Campbell's def. of "language"
Herb Stahlke
HSTAHLKE at gw.bsu.edu
Wed Oct 13 18:58:26 UTC 1999
[ moderator re-formatted ]
I too found Bartholomew's review engaging and fair. One can, however, be a bit
more critical about some of Campbell's statements on the probability of distant
genetic groupings proving valid. Such estimates are guesses that depend on
one's confidence in the guesser. While I regard Campbell's scholarship in
Meso-American and related languages highly, I find he has a way of putting
forth his opinion on untestable matters with more authority than is
appropriate. In his Historical Linguistics (MIT 1999), p. 163, for example, he
says in a table that Africa has "c. 20+ families. I've been in African
linguistics since the mid-60s, and I've never confronted this number, but he
provides no justification for it. On pp. 164-5, his table 6.2 lists "Some of
the better-known language families" of the world and rates the present state of
comparative studies in each. Of the 29 families listed, he rates present
knowledge as good or better for 13, of which 8 are Western Hemisphere groups.

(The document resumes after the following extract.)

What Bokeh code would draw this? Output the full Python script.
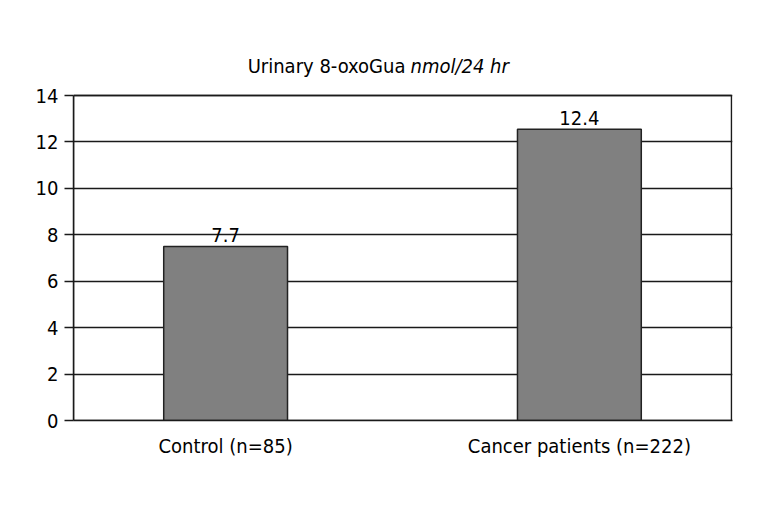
from bokeh.plotting import figure
from bokeh.models import Range1d, FixedTicker, Label, ColumnDataSource, BoxAnnotation
from bokeh.core.properties import value
from bokeh.embed import file_html
from bokeh.resources import INLINE

categories = ["Control (n=85)", "Cancer patients (n=222)"]
bar_values = [7.5, 12.55]
bar_labels = ["7.7", "12.4"]
y_ticks = [0, 2, 4, 6, 8, 10, 12, 14]
title_plain = "Urinary 8-oxoGua"
title_italic = "nmol/24 hr"

FONT = "DejaVu Sans Condensed"

xs = [i + 0.5 for i in range(len(categories))]
src = ColumnDataSource(dict(x=xs, top=bar_values, label=bar_labels))

Y_MAX = y_ticks[-1]
FRAME_TOP = 47        # px of canvas where the drawing area starts
AXIS_TOP = 95         # px of canvas where value 14 sits
AXIS_BOTTOM = 420     # px of canvas where value 0 sits
px_per_unit = (AXIS_BOTTOM - AXIS_TOP) / Y_MAX
y_end = Y_MAX + (AXIS_TOP - FRAME_TOP) / px_per_unit

X_START, X_END = 0.07, 1.93
FRAME_LEFT, BOX_RIGHT = 73, 731
px_per_x = (BOX_RIGHT - FRAME_LEFT) / (X_END - X_START)
PAD_RIGHT_PX = 1
x_end_range = X_END + PAD_RIGHT_PX / px_per_x

W, H = 755, 498
p = figure(width=W, height=H, output_backend="svg", toolbar_location=None,
           x_range=Range1d(X_START, x_end_range), y_range=Range1d(0, y_end),
           min_border_left=FRAME_LEFT, min_border_right=W - BOX_RIGHT - PAD_RIGHT_PX,
           min_border_top=FRAME_TOP, min_border_bottom=H - AXIS_BOTTOM)
p.background_fill_color = "white"
p.border_fill_color = "white"
p.outline_line_color = None

p.xgrid.visible = False
p.ygrid.ticker = FixedTicker(ticks=y_ticks)
p.ygrid.grid_line_color = "#1a1a1a"
p.ygrid.grid_line_width = 1.5

frame_box = BoxAnnotation(bottom=0, top=Y_MAX, right=X_END, fill_color=None, fill_alpha=0,
                          line_color="#1a1a1a", line_alpha=1.0, line_width=1.5,
                          level="underlay")
p.add_layout(frame_box)

p.vbar(x="x", top="top", width=0.35, bottom=0, source=src,
       fill_color="#808080", line_color="#222222", line_width=1.5)
p.text(x="x", y="top", text="label", source=src, text_align="center",
       text_baseline="bottom", y_offset=-4, text_font=value(FONT),
       text_font_size="20px", text_color="black")

p.yaxis.ticker = FixedTicker(ticks=y_ticks)
p.yaxis.bounds = (0, Y_MAX)
p.yaxis.minor_tick_line_color = None
p.yaxis.major_tick_in = 0
p.yaxis.major_tick_out = 9
p.yaxis.major_tick_line_color = "#1a1a1a"
p.yaxis.major_tick_line_width = 1.5
p.yaxis.axis_line_color = "#1a1a1a"
p.yaxis.axis_line_width = 1.5
p.yaxis.major_label_text_font = FONT
p.yaxis.major_label_text_font_size = "20px"
p.yaxis.major_label_text_color = "black"
p.yaxis.major_label_standoff = 6

p.xaxis.ticker = FixedTicker(ticks=xs)
p.xaxis.major_label_overrides = {x: c for x, c in zip(xs, categories)}
p.xaxis.major_tick_line_color = None
p.xaxis.minor_tick_line_color = None
p.xaxis.axis_line_color = "#1a1a1a"
p.xaxis.axis_line_width = 1.5
p.xaxis.major_label_text_font = FONT
p.xaxis.major_label_text_font_size = "20px"
p.xaxis.major_label_text_color = "black"
p.xaxis.major_label_standoff = 7

title_main = Label(x=X_START + (405 - FRAME_LEFT) / px_per_x, y=Y_MAX, y_offset=30,
                   text=title_plain, text_font=FONT, text_font_size="20px",
                   text_color="black", text_align="right", text_baseline="alphabetic")
title_unit = Label(x=X_START + (410 - FRAME_LEFT) / px_per_x, y=Y_MAX, y_offset=30,
                   text=title_italic, text_font=FONT, text_font_size="20px",
                   text_font_style="italic", text_color="black",
                   text_align="left", text_baseline="alphabetic")
p.add_layout(title_main)
p.add_layout(title_unit)

open("out.html", "w").write(file_html(p, INLINE))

No African group, including Bantu, is rated better than "moderate," and he
leaves out groups like Jukunoid, Akan, Chari, Gbe, Central Khoisan, etc., where
the state of work is quite high. He also rates Sino-Tibetan as "much needed"
without noting the extensive work going on both on the larger family and on
some of its subgroups. A significant number of those he rates as good or
better are groups he himself has worked on. I suspect the table reflects his
own knowledge and experience as much as it reflects scholarly reality.
By the way, unlike Larry, I think it was, I've found Campbell's intro very well
done, in spite of, perhaps also because of, matters where I differ strongly
with him. I'm planning on using it next semester in an intro course for
graduate students who have had a phonetics course and a first phonology course
as prerequisites. I expect them to be able to handle Campbell's challenges
well.
Herb Stahlke
Lloyd Anderson writes:
>>> <ECOLING at aol.com> 10/07 12:13 PM >>>
Nevertheless, Campbell is an extremely competent scholar.
For several proposed distant genetic groupings,
he provides probability estimates that the groupings
will ultimately prove valid, and separately from that,
a confidence level (based on how adequate he feels the data is
on which he bases his estimate of ultimate relationship).
For example, for Maya - Huave - Mixe/Zoquean,
he estimates the probability of ultimate relationship at 30%,
and gives a 25% confidence level for that estimate.